Seguramente por herencia familiar, hace ya bastantes años que soy lector asiduo de la prensa diaria. Quien a este blog se acerca, sabe que entre los diarios que recorro figuran, en primer lugar, Público, único que compro con cierta frecuencia, entre otras cosas por sus estupendas promociones cinematográficas, en segundo lugar, El País, al que tan sólo me acerco a través de la red, pero con una fidelidad casi diaria, y, en tercer lugar, ABC, único medio conservador que se me hace digerible y donde escribe quien en mi modesta opinión es el columnista con más estilo de la prensa española: Ignacio Camacho.

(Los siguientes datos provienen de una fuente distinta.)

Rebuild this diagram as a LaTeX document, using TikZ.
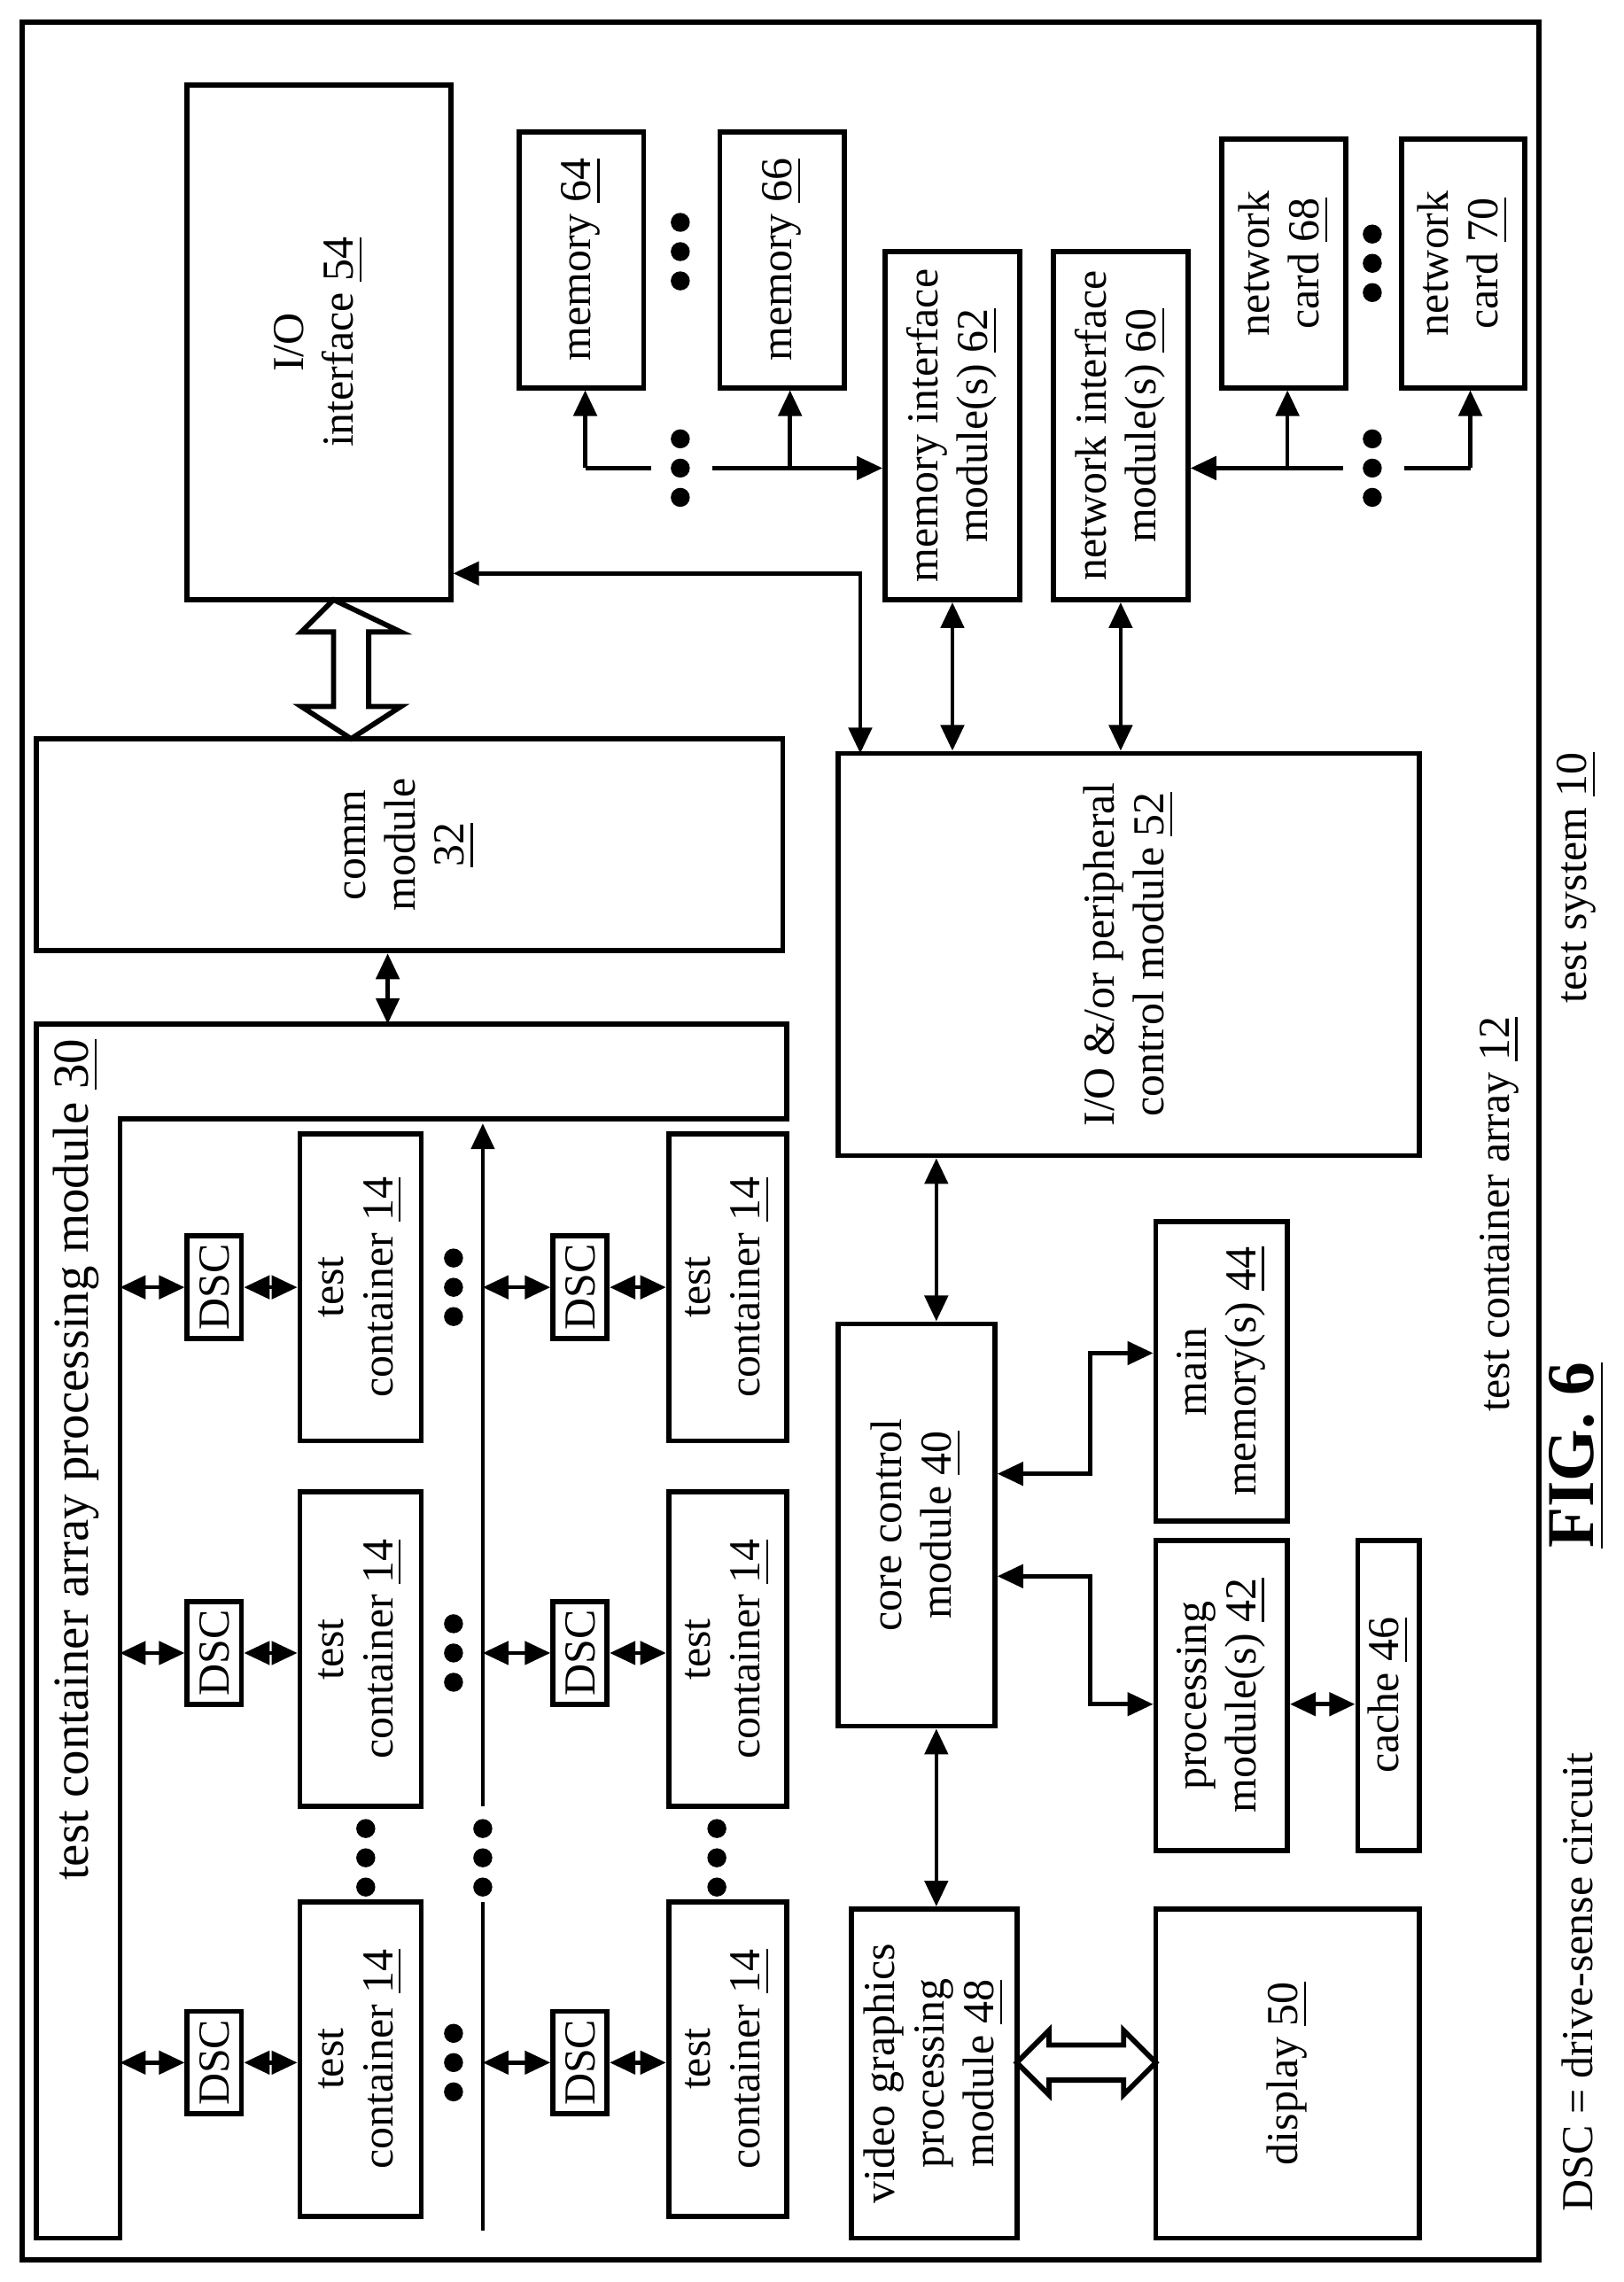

De todos estos medios, el que me procura más indignaciones es, fuera de toda duda, el centrista, arrogante y cínicamente parcial El País. Creo que, embozado de objetividad, rigor y profesionalidad, es el periódico más sectario y el defensor más acérrimo de sus estrictos intereses empresariales. Pero no es sólo su línea editorial y cultural la que me suscita rechazo; el tono medio y habitual de las afirmaciones de la legión de intelectuales-empleados que tiene a su cargo me produce en ocasiones verdadera náusea. Si me animo a escribir este post es porque ya van tres días seguidos en que encuentro vivos ejemplos de esto que os cuento:
El pasado 26 de febrero, escribía sus opiniones acerca del referendum boliviano el expresidente de aquella república Carlos Diego Mesa Gisbert. Entre sus aseveraciones, cabe destacar la siguiente, por su carácter ejemplificador del razonamiento conservador: el proceso de cambio ... ha recibido un espaldarazo cinco años después de haberse iniciado, pero con un alto coste de polarización, división y exacerbación del racismo, que puede ilustrarse en el total de 47 muertos producto de la confrontación Estado-sociedad en la gestión presidencial de Morales. Al parecer la división y el racismo vienen originados por el gobierno legítimo y no por las minorías privilegiadas e insurrectas. Al parecer también, en aquel país, el Estado está oprimiendo a la sociedad en su conjunto. En realidad, como demuestran las revueltas campesinas de los noventa, la fractura social y el racismo endémico, preceden a la victoria de Morales, que tiene su causa principal precisamente en la existencia de estos fenómenos. En realidad también eso que los conservadores llaman pomposamente sociedad hace referencia a la supuesta materia noble, gris y activa de ella, siendo lo sobrante perfectamente prescindible, o acaso aprovechable como fuerza de trabajo. Por otra parte, en el Estado no se refleja sino lo que acontece en el terreno social.
Ayer, 27 de febrero, las páginas del diario global daban cabida a las reflexiones de uno de sus más elegantes e ilustres colaboradores, el señor Antonio Elorza, que bien podría haber aprendido un poco más de quien fue su esposa, Marta Bizcarrondo. El tema a tratar, la victoria de Chávez. Las incorrecciones graves, abundantes (el último residuo dictatorial era el castrismo). El tono, muy similar al antes visto, pero extrayendo ya las inevitables consecuencias: la cuestión es entonces qué hacer desde planteamientos democráticos cuando la democracia es arruinada ... el ejercicio del derecho de resistencia recupera su necesidad. Aquí ya la intelectualidad socialliberal se hace cómplice del fascismo, fomentando la desobediencia frente a leyes legítimas. Su discurso se hace indistinguible del formulado por esa ignominiosa clase de pensadores que, amparándose en categorías iusnaturalistas, han suministrado en todo tiempo a las minorías privilegiadas la retórica legitimadora de su lucha violenta contra la política democrática transformadora.
Y hoy, el excelente escritor y defensor de los GAL Antonio Muñoz Molina, nos revelaba en una hermosa reseña de un libro de Eric Weitz sobre la Alemania de Weimar la razón de fondo de todo esto: en aquel régimen republicano lo moderno, lo cool, lo rompedor, era ser nazi o ser comunista ... y si la derecha conspiró desde el primer día para derribarlo, la izquierda comunista actuó con un sectarismo ciego y suicida. He aquí la equiparación simplista, la torpe igualación de nacionalsocialistas y de comunistas. Parece desconcer nuestro escritor burócrata que los socialdemócratas hicieron que la República naciese con la mácula de la sangre obrera, de ahí que fuesen llamados socialfacistas. Y tampoco, ni él ni la intelectualidad progresista, quieren saber, porque es doloroso, que ese sistema, tan alabado en la reseña, de igualdad social y reconocimiento universal de derechos proclamado en la Constitución de Weimar, acaso hubiese necesitado, no una transición pacífica, carente de divisiones y enfrentamientos, sino lisa y llanamente de un régimen autoritario que suprimiese privilegios y permitese recomenzar desde cero.
Para recordarnos estas ingratas y desagradables evidencias ya estaba, y sigue estando, Carl Schmitt.